Find and copy every line in the records that includes the string "this".

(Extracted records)
★ ★ ★ ★ ★ ★ ★
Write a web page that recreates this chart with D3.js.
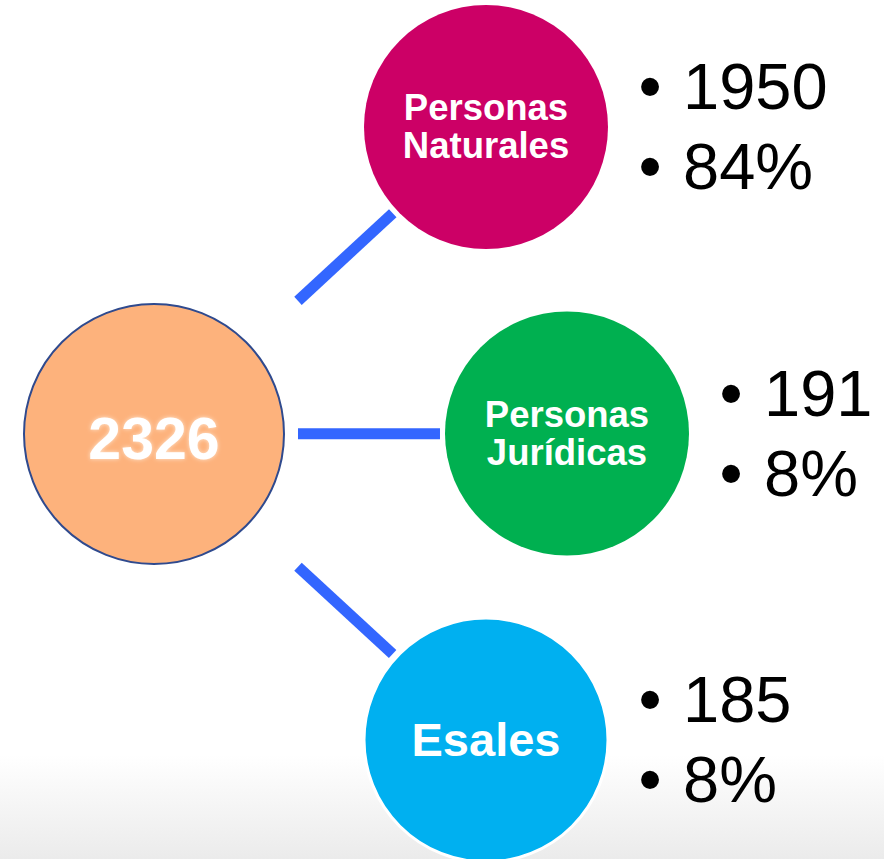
<!DOCTYPE html>
<meta charset="utf-8">
<script src="https://d3js.org/d3.v7.min.js"></script>
<style>
  body { margin: 0; background: #fff; }
  text { font-family: "Liberation Sans", Arial, sans-serif; }
</style>
<body>
<div id="chart"></div>
<script>
// data
var total = 2326;
var categories = ["Personas Naturales", "Personas Jurídicas", "Esales"];
var labelLines = [["Personas", "Naturales"], ["Personas", "Jurídicas"], ["Esales"]];
var counts = [1950, 191, 185];
var shares = ["84%", "8%", "8%"];
var colors = ["#cc0066", "#00b050", "#00b0f0"];

var width = 884, height = 859;

var svg = d3.select("#chart")
  .append("svg")
    .attr("width", width)
    .attr("height", height);

var defs = svg.append("defs");
var grad = defs.append("linearGradient")
    .attr("id", "bg")
    .attr("x1", 0).attr("y1", 0).attr("x2", 0).attr("y2", 1);
grad.append("stop").attr("offset", "0%").attr("stop-color", "#ffffff");
grad.append("stop").attr("offset", "100%").attr("stop-color", "#ebebeb");

var glow = defs.append("filter").attr("id", "glow")
    .attr("x", "-20%").attr("y", "-30%").attr("width", "140%").attr("height", "160%");
glow.append("feGaussianBlur").attr("in", "SourceAlpha").attr("stdDeviation", 2).attr("result", "b");
glow.append("feFlood").attr("flood-color", "#fff3e6").attr("flood-opacity", 0.8);
glow.append("feComposite").attr("in2", "b").attr("operator", "in").attr("result", "g");
var merge = glow.append("feMerge");
merge.append("feMergeNode").attr("in", "g");
merge.append("feMergeNode").attr("in", "SourceGraphic");

// background with light grey fade at the bottom
svg.append("rect").attr("width", width).attr("height", height).attr("fill", "#fff");
svg.append("rect")
  .attr("y", 755).attr("width", width).attr("height", height - 755)
  .attr("fill", "url(#bg)");

// layout scales
var y = d3.scalePoint().domain(categories).range([127, 740]);
var x = d3.scaleOrdinal().domain(categories).range([486, 567, 486]);
var r = 122;
var hub = {x: 154, y: 434, r: 130};

var data = categories.map(function(c, i) {
  return {name: c, lines: labelLines[i], count: counts[i], share: shares[i], color: colors[i]};
});

// connectors
var lineStartX = 298;
svg.selectAll(".link")
  .data(data)
  .enter().append("line")
    .attr("class", "link")
    .each(function(d) {
      var dx = x(d.name) - hub.x, dy = y(d.name) - hub.y;
      var len = Math.sqrt(dx * dx + dy * dy);
      var t0 = (lineStartX - hub.x) / dx;
      var t1 = (len - r - 5) / len;
      d3.select(this)
        .attr("x1", hub.x + dx * t0).attr("y1", hub.y + dy * t0)
        .attr("x2", hub.x + dx * t1).attr("y2", hub.y + dy * t1);
    })
    .attr("stroke", "#3366ff")
    .attr("stroke-width", 11);

// hub
svg.append("circle")
  .attr("cx", hub.x).attr("cy", hub.y).attr("r", hub.r)
  .attr("fill", "#fdb27c")
  .attr("stroke", "#2f4a8e")
  .attr("stroke-width", 2);

svg.append("text")
  .attr("x", hub.x).attr("y", hub.y + 25)
  .attr("text-anchor", "middle")
  .attr("fill", "#fff")
  .attr("filter", "url(#glow)")
  .style("font-size", "59px")
  .style("font-weight", "bold")
  .text(total);

// branch nodes
var node = svg.selectAll(".node")
  .data(data)
  .enter().append("g")
    .attr("class", "node")
    .attr("transform", function(d) { return "translate(" + x(d.name) + "," + y(d.name) + ")"; });

node.append("circle")
  .attr("r", r)
  .attr("fill", function(d) { return d.color; })
  .attr("stroke", function(d, i) { return i === 2 ? "#fff" : "none"; })
  .attr("stroke-width", 3);

node.append("text")
  .attr("text-anchor", "middle")
  .attr("fill", "#fff")
  .style("font-weight", "bold")
  .style("font-size", function(d) { return d.lines.length > 1 ? "36.5px" : "47px"; })
  .each(function(d) {
    var t = d3.select(this);
    var lh = 38;
    var y0 = d.lines.length > 1 ? -7 : 16;
    d.lines.forEach(function(l, i) {
      t.append("tspan").attr("x", 0).attr("y", y0 + i * lh).text(l);
    });
  });

// bullet values to the right
var bullets = node.append("g")
  .attr("transform", function(d) { return "translate(" + (r + 40) + ",0)"; })
  .style("font-size", "65px")
  .attr("fill", "#000");

bullets.each(function(d) {
  var g = d3.select(this);
  [String(d.count), d.share].forEach(function(v, i) {
    var by = -18 + i * 80;
    g.append("text").attr("x", 2).attr("y", by).attr("text-anchor", "middle")
      .style("font-size", "66px").text("•");
    g.append("text").attr("x", 35).attr("y", by).text(v);
  });
});
</script>
</body>
</html>
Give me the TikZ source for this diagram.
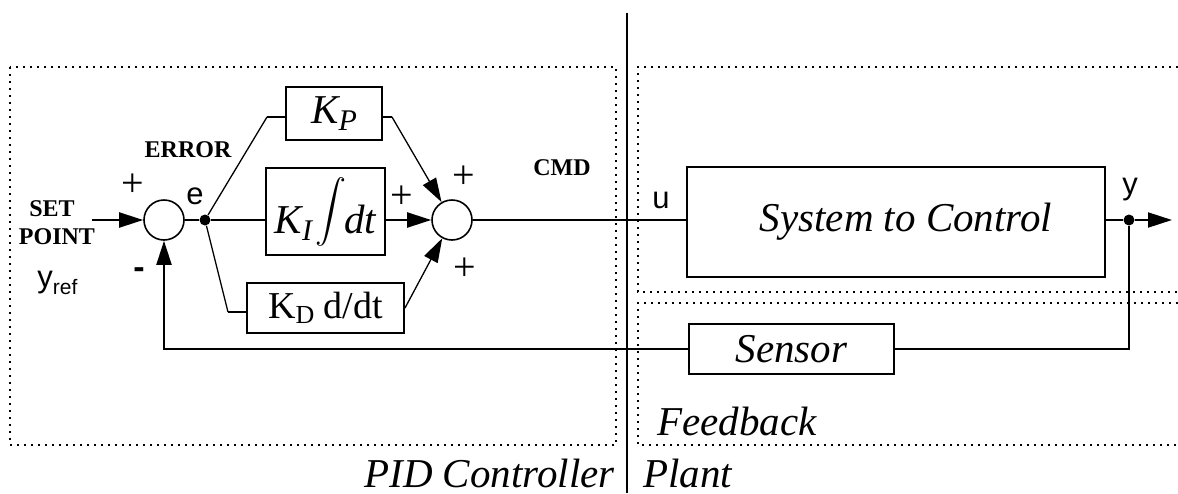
\documentclass[tikz,border=0pt]{standalone}
\usepackage{fontspec}
\setmainfont{Liberation Serif}
\setsansfont{Liberation Sans}
\usetikzlibrary{arrows.meta}

\newcommand{\lowsub}[3]{\raisebox{-#1}{\fontsize{#2}{#2}\selectfont #3}}

\begin{document}
\begin{tikzpicture}[x=0.5pt, y=-0.5pt,
  blk/.style={draw, line width=1pt, inner sep=0pt, font=\fontsize{20.5}{20.5}\selectfont\itshape},
  sum/.style={circle, draw, line width=0.8pt, minimum size=20pt, inner sep=0pt},
  dot/.style={circle, fill, minimum size=5.5pt, inner sep=0pt},
  sig/.style={line width=1pt},
  thin sig/.style={line width=0.65pt},
  arr/.style={-{Triangle[length=12pt,width=7.5pt]}},
  frame/.style={line width=1pt, dash pattern=on 1pt off 2.5pt},
  tag/.style={font=\fontsize{12}{12}\selectfont\bfseries, inner sep=0pt},
  var/.style={font=\fontsize{15.5}{15.5}\selectfont\sffamily, inner sep=0pt},
  sgn/.style={font=\fontsize{20}{20}\selectfont, inner sep=0pt},
  ital/.style={font=\fontsize{20.5}{20.5}\selectfont\itshape, inner sep=0pt}]
  \useasboundingbox (0,0) rectangle (1178,493);

  \draw[frame] (10,67) rectangle (616,445);
  \draw[frame] (1178,67) -- (638,67) -- (638,292) -- (1178,292);
  \draw[frame] (1178,303) -- (638,303) -- (638,445) -- (1178,445);
  \draw[line width=1pt] (627,13) -- (627,493);

  \node[sum] (sum1) at (164,220) {};
  \node[sum] (sum2) at (452,220) {};
  \node[dot] (je) at (205,220) {};
  \node[dot] (yd) at (1129,220) {};
  \node[blk, minimum width=48pt, minimum height=26.5pt] (KP) at (334,113.5) {K\lowsub{3.5pt}{15}{P}};
  \node[blk, minimum width=59.5pt, minimum height=43.5pt] (KI) at (325.5,211.5) {K\lowsub{3.5pt}{15}{I}\kern1.5pt\raisebox{3pt}{\scalebox{1.55}{$\displaystyle\int$}}\kern-1pt dt};
  \node[blk, minimum width=78.5pt, minimum height=25pt, font=\fontsize{19}{19}\selectfont] (KD) at (325.5,308) {K\lowsub{2.5pt}{13}{D} d/dt};
  \node[blk, minimum width=209pt, minimum height=55pt] (sys) at (896,222) {\hspace{10pt}System to Control};
  \node[blk, minimum width=102.5pt, minimum height=25pt] (sensor) at (791.5,349) {Sensor\hspace{8pt}};

  \coordinate (sp) at (92,220);
  \coordinate (kpin) at (267,117);
  \coordinate (kpout) at (392,117);
  \coordinate (kdin) at (228,312);
  \coordinate (yend) at (1172,220);

  \draw[sig, arr] (sp) -- (sum1);
  \draw[sig] (sum1) -- (je);
  \draw[thin sig] (je) -- (kpin);
  \draw[sig] (kpin) -- (kpin -| KP.west);
  \draw[sig] (je) -- (je -| KI.west);
  \draw[thin sig] (je) -- (kdin);
  \draw[sig] (kdin) -- (kdin -| KD.west);
  \draw[sig] (KP.east |- kpout) -- (kpout);
  \draw[thin sig, arr] (kpout) -- (sum2);
  \draw[sig, arr] (KI.east |- sum2) -- (sum2);
  \draw[thin sig, arr] (KD.east) -- (sum2);
  \draw[sig] (sum2) -- (sys.west |- sum2);
  \draw[sig] (sys.east |- yd) -- (yd);
  \draw[sig, arr] (yd) -- (yend);
  \draw[sig] (yd) |- (sensor.east);
  \draw[sig, arr] (sensor.west) -| (sum1.south);

  \node[tag] (set) at (52,209) {SET};
  \node[tag] (point) at (57,237) {POINT};
  \node[tag] (error) at (188,150) {ERROR};
  \node[tag] (cmd) at (562,168) {CMD};
  \node[var, anchor=base west] (yref) at (37,287) {y\lowsub{3.5pt}{10.5}{ref}};
  \node[var, anchor=base] (elab) at (195,204) {e};
  \node[var, anchor=base] (ulab) at (661,208) {u};
  \node[var, anchor=base] (ylab) at (1130,194) {y};
  \node[sgn] (p1) at (133,185) {+};
  \node[var, font=\fontsize{17}{17}\selectfont\sffamily\bfseries] (m1) at (139,273) {-};
  \node[sgn] (p2) at (402,197) {+};
  \node[sgn] (p3) at (464,177) {+};
  \node[sgn] (p4) at (465,269) {+};

  \node[ital, anchor=base east] (pid) at (615,487) {PID Controller};
  \node[ital, anchor=base west] (plant) at (643,487) {Plant};
  \node[ital, anchor=base west] (fb) at (657,435) {Feedback};
\end{tikzpicture}
\end{document}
★ ★ ★ ★ ★ ★ ★
◆ **Exercise response**
Write a web page that recreates this chart with D3.js.
      d3.select(this)
    var t = d3.select(this);
  var g = d3.select(this);
Give me the TikZ source for this diagram.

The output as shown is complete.